The commit history is not an audit log, it's very easy to make it look like whatever you want it to look like, even if rebasing as such is banned. I have a hard time picturing a scenario where the commit history is trusted as an audit trail and it matters that every detail is present.

I'm referring to an outside certified audit of your code. You can make it look worse for yourself with rebases/squash merges but assuming you are working legitimately those would tend to obscure your work in realtime. What you as a developer would want is to be able to mirror your code changes along with the change requests.
Okay, but rebasing is changing each point in time of that history–that you curated by choosing when to commit–to be something different from what it ever was, retroactively. It's literally creating an entirely new history that nobody has ever actually examined, introducing the possibility that points along that history are inconsistent with what was intended at the point of each commit.
> creating an entirely new history that nobody has ever actually examined

I think the confusion here is that you're assuming that OP's commit history looks like yours, with dozens of commits per PR that no one could possibly examine in detail with each rebase. At least for me, since I'm okay with rewriting history on local branches, I have a very small number of commits that do get examined each time I rebase.
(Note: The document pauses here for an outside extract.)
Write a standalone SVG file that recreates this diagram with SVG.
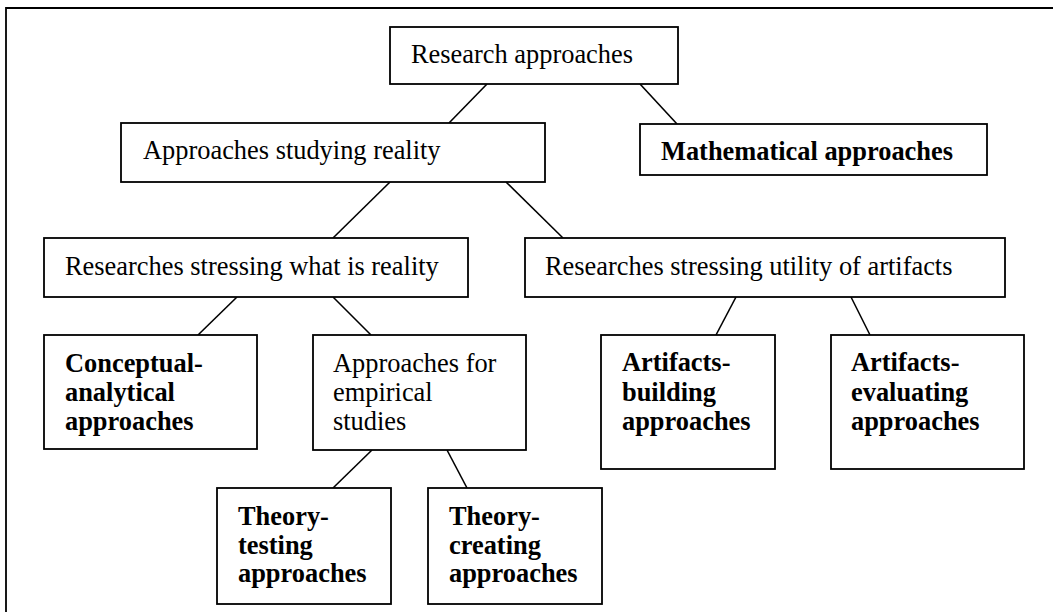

I average 3-4 commits per PR. There's usually one that refactors the existing code to lay the foundation for a new feature, maybe one that just moves a few files around (to ensure git recognizes them as moves and not delete/recreate), and 1-2 that introduce the new feature.

When I rebase on main, I examine the diff for each commit before pushing to my branch. If something has meaningfully changed, then I adjust the commits appropriately.

My commits aren't a history of what actually happened, they're a description of the steps that it takes to add a feature to (or fix a bug in) main. If main changes in a way that introduces a conflict, I want to reevaluate each step that I'd previously laid out.